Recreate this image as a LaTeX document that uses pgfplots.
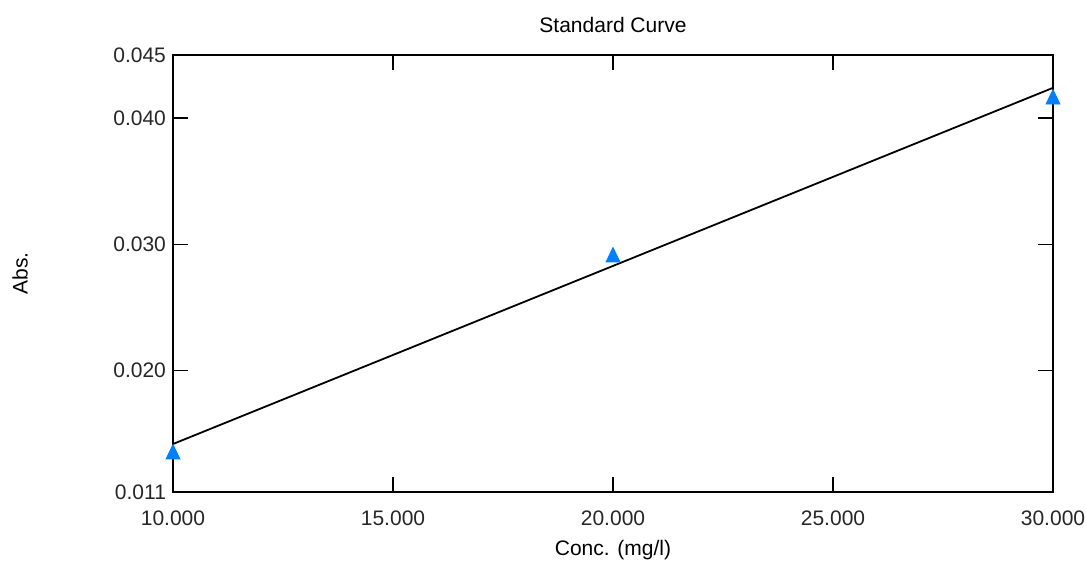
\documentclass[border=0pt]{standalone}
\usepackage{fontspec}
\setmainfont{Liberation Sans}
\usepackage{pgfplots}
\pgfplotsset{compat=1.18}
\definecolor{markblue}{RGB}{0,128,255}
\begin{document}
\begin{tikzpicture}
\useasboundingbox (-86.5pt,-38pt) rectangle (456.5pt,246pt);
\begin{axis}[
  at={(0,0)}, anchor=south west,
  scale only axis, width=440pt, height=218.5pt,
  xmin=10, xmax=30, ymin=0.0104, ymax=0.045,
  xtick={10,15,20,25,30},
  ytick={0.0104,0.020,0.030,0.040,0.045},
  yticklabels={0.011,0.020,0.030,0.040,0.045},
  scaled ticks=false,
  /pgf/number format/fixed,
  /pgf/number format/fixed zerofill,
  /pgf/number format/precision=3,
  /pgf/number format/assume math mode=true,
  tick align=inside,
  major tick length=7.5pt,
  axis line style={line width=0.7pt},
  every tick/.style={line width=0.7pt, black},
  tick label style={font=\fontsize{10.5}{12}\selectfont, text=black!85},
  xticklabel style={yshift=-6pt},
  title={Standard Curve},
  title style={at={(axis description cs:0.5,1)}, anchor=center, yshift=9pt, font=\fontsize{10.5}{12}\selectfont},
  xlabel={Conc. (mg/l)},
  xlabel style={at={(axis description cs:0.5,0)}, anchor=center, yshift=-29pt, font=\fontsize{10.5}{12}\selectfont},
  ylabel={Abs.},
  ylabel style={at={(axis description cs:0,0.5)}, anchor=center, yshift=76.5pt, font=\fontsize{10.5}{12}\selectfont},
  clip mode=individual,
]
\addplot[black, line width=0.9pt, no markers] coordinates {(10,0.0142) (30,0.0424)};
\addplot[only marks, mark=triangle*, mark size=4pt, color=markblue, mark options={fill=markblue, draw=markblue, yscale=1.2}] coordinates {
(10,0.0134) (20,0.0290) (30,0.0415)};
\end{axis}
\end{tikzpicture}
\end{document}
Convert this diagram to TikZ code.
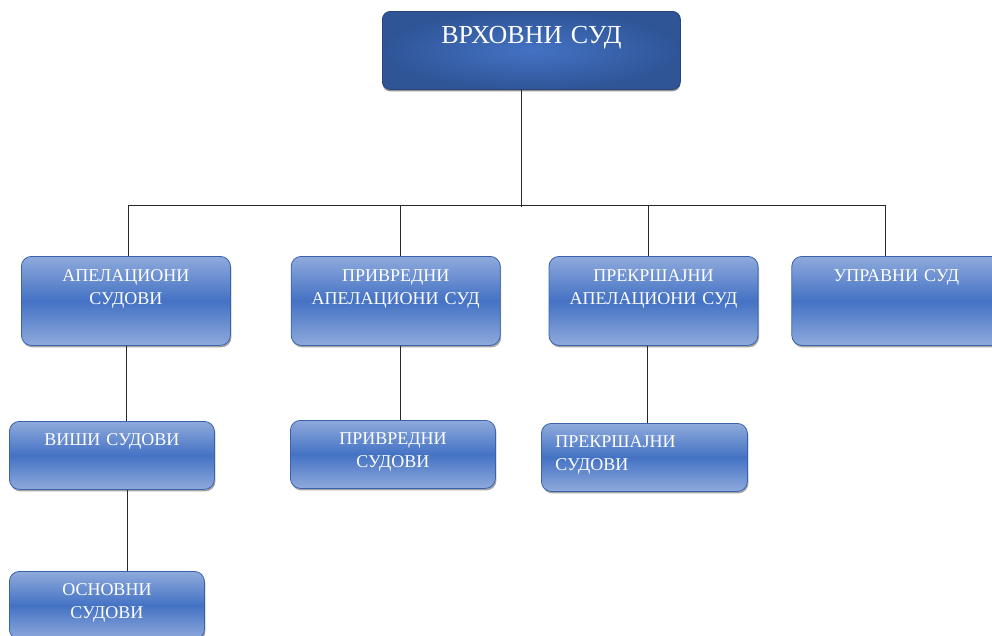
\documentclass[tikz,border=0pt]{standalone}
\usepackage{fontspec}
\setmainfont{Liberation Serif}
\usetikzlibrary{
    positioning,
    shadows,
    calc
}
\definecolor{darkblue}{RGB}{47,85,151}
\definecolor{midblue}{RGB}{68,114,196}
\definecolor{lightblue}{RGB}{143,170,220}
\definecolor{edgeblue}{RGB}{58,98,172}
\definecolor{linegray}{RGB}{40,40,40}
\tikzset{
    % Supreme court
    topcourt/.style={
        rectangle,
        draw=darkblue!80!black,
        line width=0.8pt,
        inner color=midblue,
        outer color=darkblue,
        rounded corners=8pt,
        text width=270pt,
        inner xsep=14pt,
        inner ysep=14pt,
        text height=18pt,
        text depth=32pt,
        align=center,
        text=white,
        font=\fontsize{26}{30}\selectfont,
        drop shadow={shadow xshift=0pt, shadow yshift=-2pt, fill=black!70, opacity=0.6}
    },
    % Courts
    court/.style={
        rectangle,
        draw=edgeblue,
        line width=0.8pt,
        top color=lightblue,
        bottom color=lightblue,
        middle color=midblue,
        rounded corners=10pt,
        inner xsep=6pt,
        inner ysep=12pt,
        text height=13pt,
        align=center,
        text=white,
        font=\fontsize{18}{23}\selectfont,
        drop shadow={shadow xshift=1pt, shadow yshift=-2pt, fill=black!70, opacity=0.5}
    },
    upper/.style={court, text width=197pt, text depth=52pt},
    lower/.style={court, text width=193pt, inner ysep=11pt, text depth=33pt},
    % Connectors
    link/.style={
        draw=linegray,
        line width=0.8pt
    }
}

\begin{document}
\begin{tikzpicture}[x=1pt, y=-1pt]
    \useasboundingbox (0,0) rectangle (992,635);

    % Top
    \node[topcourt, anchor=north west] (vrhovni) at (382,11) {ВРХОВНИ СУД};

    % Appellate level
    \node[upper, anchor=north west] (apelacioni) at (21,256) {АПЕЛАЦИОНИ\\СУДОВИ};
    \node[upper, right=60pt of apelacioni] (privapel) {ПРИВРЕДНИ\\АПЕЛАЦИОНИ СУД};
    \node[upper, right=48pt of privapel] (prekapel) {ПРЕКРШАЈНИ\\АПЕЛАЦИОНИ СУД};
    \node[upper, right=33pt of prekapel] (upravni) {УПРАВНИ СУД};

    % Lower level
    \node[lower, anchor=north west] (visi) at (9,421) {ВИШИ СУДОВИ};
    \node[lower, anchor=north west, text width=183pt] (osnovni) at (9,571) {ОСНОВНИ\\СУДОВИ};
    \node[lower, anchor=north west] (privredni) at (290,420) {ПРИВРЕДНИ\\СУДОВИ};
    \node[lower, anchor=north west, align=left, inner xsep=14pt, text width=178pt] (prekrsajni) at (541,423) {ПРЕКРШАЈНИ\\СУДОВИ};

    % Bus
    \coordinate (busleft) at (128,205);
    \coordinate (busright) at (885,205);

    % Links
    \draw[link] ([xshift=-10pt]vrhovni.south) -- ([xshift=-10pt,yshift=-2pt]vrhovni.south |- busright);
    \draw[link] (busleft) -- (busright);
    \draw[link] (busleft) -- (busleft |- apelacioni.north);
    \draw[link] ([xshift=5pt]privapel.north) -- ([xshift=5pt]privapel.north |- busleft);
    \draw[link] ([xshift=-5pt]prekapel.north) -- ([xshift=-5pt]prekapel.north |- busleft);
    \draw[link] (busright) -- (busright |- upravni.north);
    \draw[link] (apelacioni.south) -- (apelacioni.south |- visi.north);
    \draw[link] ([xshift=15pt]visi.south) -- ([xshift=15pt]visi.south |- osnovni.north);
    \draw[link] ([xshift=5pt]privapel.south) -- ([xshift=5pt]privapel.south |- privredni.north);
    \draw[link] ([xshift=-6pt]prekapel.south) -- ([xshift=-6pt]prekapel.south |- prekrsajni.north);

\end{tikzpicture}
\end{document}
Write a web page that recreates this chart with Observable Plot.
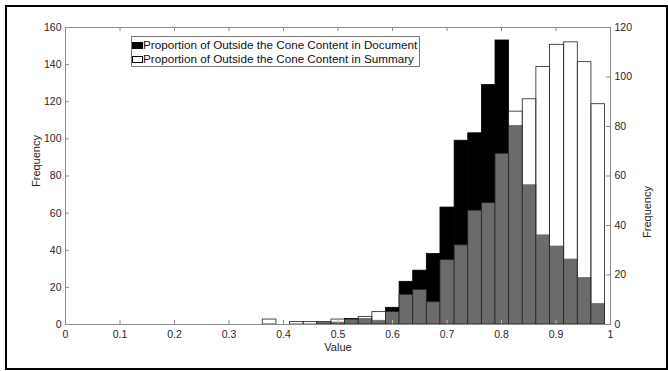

*WRITTEN EXERCISE*: Search the records above for "this". Copy each line where it is found.

*WORKED SOLUTION*:
Recreate this image as a LaTeX document that uses pgfplots.
Convert this diagram to TikZ code.
Write a web page that recreates this chart with Observable Plot.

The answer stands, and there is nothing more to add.